------ Source material ------
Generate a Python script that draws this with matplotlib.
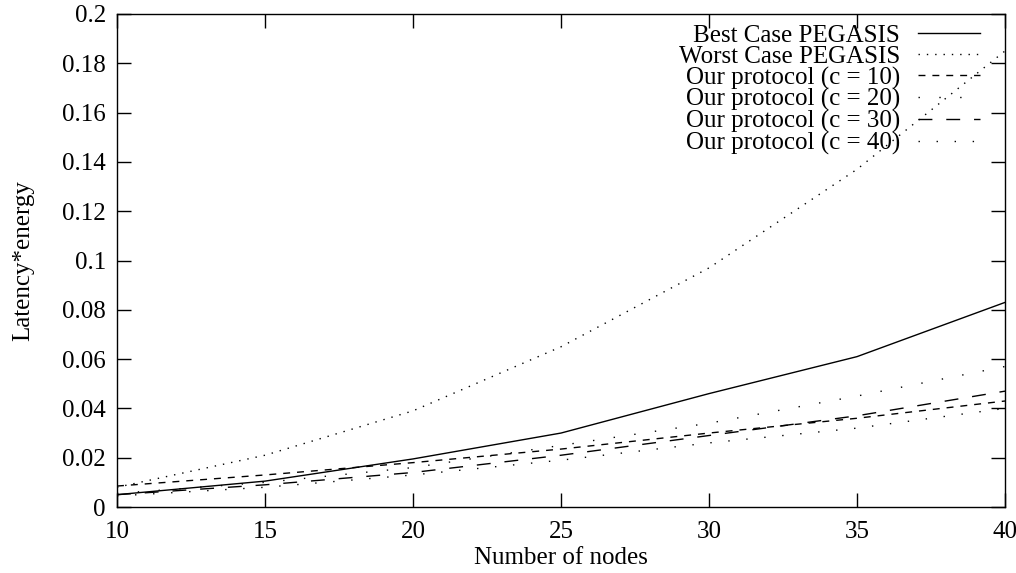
import matplotlib
matplotlib.use("Agg")
import matplotlib.pyplot as plt

plt.rcParams['font.family'] = ['Liberation Serif', 'DejaVu Serif']

nodes = [10, 15, 20, 25, 30, 35, 40]
best = [0.005, 0.0105, 0.0195, 0.030, 0.046, 0.061, 0.083]
worst = [0.008, 0.021, 0.039, 0.065, 0.097, 0.137, 0.185]
c10 = [0.0085, 0.013, 0.018, 0.0235, 0.030, 0.036, 0.043]
c20 = [0.0055, 0.010, 0.016, 0.025, 0.034, 0.045, 0.057]
c30 = [0.005, 0.009, 0.014, 0.021, 0.029, 0.037, 0.047]
c40 = [0.0045, 0.008, 0.013, 0.019, 0.026, 0.032, 0.040]

labels = ["Best Case PEGASIS", "Worst Case PEGASIS", "Our protocol (c = 10)",
          "Our protocol (c = 20)", "Our protocol (c = 30)", "Our protocol (c = 40)"]

fig = plt.figure(figsize=(10.16, 5.73), dpi=100)
ax = fig.add_axes([117/1016, 1-507/573, (1005-117)/1016, (507-14)/573])

lw = 1.0
ax.plot(nodes, best, color='k', lw=lw, label=labels[0])
ax.plot(nodes, worst, color='k', lw=lw, linestyle=(0, (1, 5)), label=labels[1])
ax.plot(nodes, c10, color='k', lw=lw, linestyle=(0, (5, 5)), label=labels[2])
ax.plot(nodes, c20, color='k', lw=lw, linestyle=(0, (1, 14)), label=labels[3])
ax.plot(nodes, c30, color='k', lw=lw, linestyle=(0, (10, 10)), label=labels[4])
ax.plot(nodes, c40, color='k', lw=lw, linestyle=(0, (1, 12)), label=labels[5])

ax.set_xlim(10, 40)
ax.set_ylim(0, 0.2)
ax.set_xticks([10, 15, 20, 25, 30, 35, 40])
ax.set_yticks([0, 0.02, 0.04, 0.06, 0.08, 0.1, 0.12, 0.14, 0.16, 0.18, 0.2])
ax.set_yticklabels(["0", "0.02", "0.04", "0.06", "0.08", "0.1", "0.12", "0.14", "0.16", "0.18", "0.2"])
ax.tick_params(direction='in', length=10, width=1, top=True, right=True, labelsize=18, pad=8)
ax.tick_params(axis='x', pad=10)
for s in ax.spines.values():
    s.set_linewidth(1)

ax.set_xlabel("Number of nodes", fontsize=18, labelpad=3)
ax.set_ylabel("Latency*energy", fontsize=18, labelpad=20)

leg = ax.legend(loc='upper right', bbox_to_anchor=(1 - 15/888, 1), frameon=False,
                markerfirst=False, fontsize=18, handlelength=2.5, labelspacing=-0.05,
                borderaxespad=0, borderpad=0.4, handletextpad=0.7)
for t in leg.get_texts():
    t.set_ha('right')
leg._legend_box.align = "right"

plt.savefig('out.png', dpi=100)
------
Return, unchanged, the lines from the first line of the material through the line that holds "plt.rcParams['font.family'] = ['Liberation", inclusive, omitting pictures.

Generate a Python script that draws this with matplotlib.
import matplotlib
matplotlib.use("Agg")
import matplotlib.pyplot as plt

plt.rcParams['font.family'] = ['Liberation Serif', 'DejaVu Serif']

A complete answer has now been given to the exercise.